Nie trzeba sięgać do Wikipedii, żeby się dowiedzieć, co oznacza termin minimalizm. Jako kierunek w sztuce, muzyce, architekturze, jako filozofia życia, w skrócie – posiadanie mniej. Posiadanie jedynie tego, co niezbędne do życia. Przez tysiące lat panował na świecie minimalizm. Gdzie tylko rządzący królestwem mieli nadmiar, ich poddani natomiast, żyli za stawkę minimum, czekając na spełnienie proroctwa, że dopiero po śmierci Bóg im dołoży, a tamtym odbierze. Świat nie próżnował, ciągle się rozwijał i unowocześniał. Czasy prosperity rozlewały się po kontynentach niczym zaraza, jednak nie wszędzie dotarły, nie wszędzie się przyjęły.
Jedna część świata z epoki minimalizmu nigdy nie wyszła, a tym jedynym luksusem, który obywatele w tej części posiadają, jest krowa, smartphone i T-shirt Nike. Druga część świata – do której należymy my, Europejczycy – dostała zapewnienie od mediów i rządów, że bogate życie im się po prostu należy. Wzięliśmy tę obietnicę na serio, zaczęliśmy żyć na kredyt, za szybko, na wyścigi, gromadząc coraz więcej, na zapas i na wyrost. Przystawialiśmy drabinę, żeby sięgnąć jeszcze wyżej, przy tym wybrzydzaliśmy i wyrzucaliśmy produkt po jednorazowym użytku.
W tygodniach “zamknięcia” spowodowanego paniką wirusową – ach, jak żeśmy się wszyscy zmartwili, że to, co posiadamy na nic nam się przydaje – ze zgrozą przeglądałam swoje szafy, kufry i szuflady. Choć w chwili histerii, nie przyniosłam do domu tira papieru toaletowego, tony cukru czy mąki, ani kilo drożdży, i tak wszystkiego miałam w domu za dużo. Paczek makaronów, przypraw w 40 słoikach i 45 saszetkach, sosów o smakach słodkich, kwaśnych i spleśniałych, zjedzonych do połowy dżemów, majonezów czy tam biopast z bakłażanów.

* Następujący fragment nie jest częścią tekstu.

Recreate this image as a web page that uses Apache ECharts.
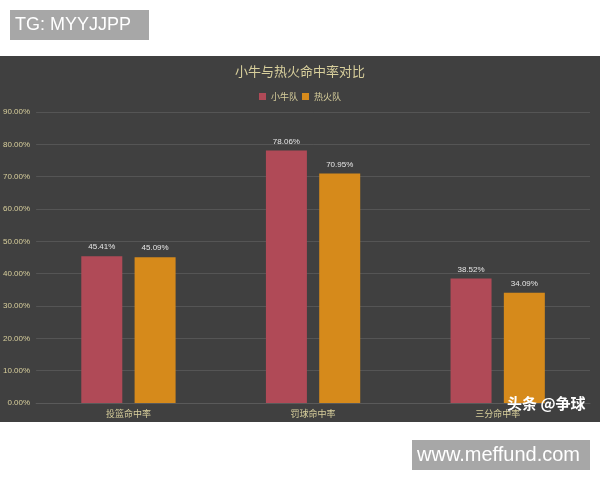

W woreczku z sezamem zalęgły się larwy!
W telewizji nie pracuję, nie występuję na Instagramie, do sanatorium w Krynicy czy na wczasy do Egiptu nie jeżdżę, nawet nie przesiaduję co sobotę na rzeszowskim rynku, a nagromadziłam przez ostatnie lata tyle, jakbym była skrzyżowaniem dziennikarki TVN z żoną piłkarza. 21 bar butów, 11 torebek, kilogramy kosmetyków – na cerę, na rzęsy, włosy, paznokcie, łokcie, pod pachy, pod brodę. Hektolitry płynów – do kąpania, smarowania, wdychania, polewania, namaczania, polerowaniai błyszczenia. W szafie kurtki, kurteczki, spodenki, spodnie, bluzki z pięcioma długościami rękawów w 25 kolorach oraz niezliczone ilości podkoszulków (większość za ciasnych) OMG!
Może właśnie nadszedł czas, aby wysiąść z tego „pociągu szczęścia”, który wozi nas od sklepu do sklepu, od wystawy do wystawy, a wszystkie stacje, na jakich się zatrzymuje, noszą taką samą nazwę – konsumpcja. Ci, którzy już wysiedli, żałują, że tak późno. Uświadomili sobie, że zmarnowali lata goniąc nie to, co im naprawdę daje szczęście. Inni zaczęli się zastanawiać, czy to, co widzą przez okno pędzącego „pociągu szczęścia”, naprawdę istnieje? Jeszcze inni, zamówili kolejnego drinka i pytają maszynisty, czy nie mogliby jechać szybciej?
Pozbycie się nadmiaru ubrań, butów, kosmetyków, bibelotów i doniczek, nie uczyni z nas automatycznie minimalistów. Uwolnienie się od pasji posiadania, nie polega jedynie na przewietrzeniu szaf i wyprzedaży garażowej, bo wtedy z minimalizmu robi się kolejny produkt – patrzcie i podziwiajcie czego nie kupiłam! Patrzcie i podziwiajcie moje puste szafy i brak dywanu w salonie!
Minimalizm, jeśli ma przynieść nam wolność, musi się zacząć od środka.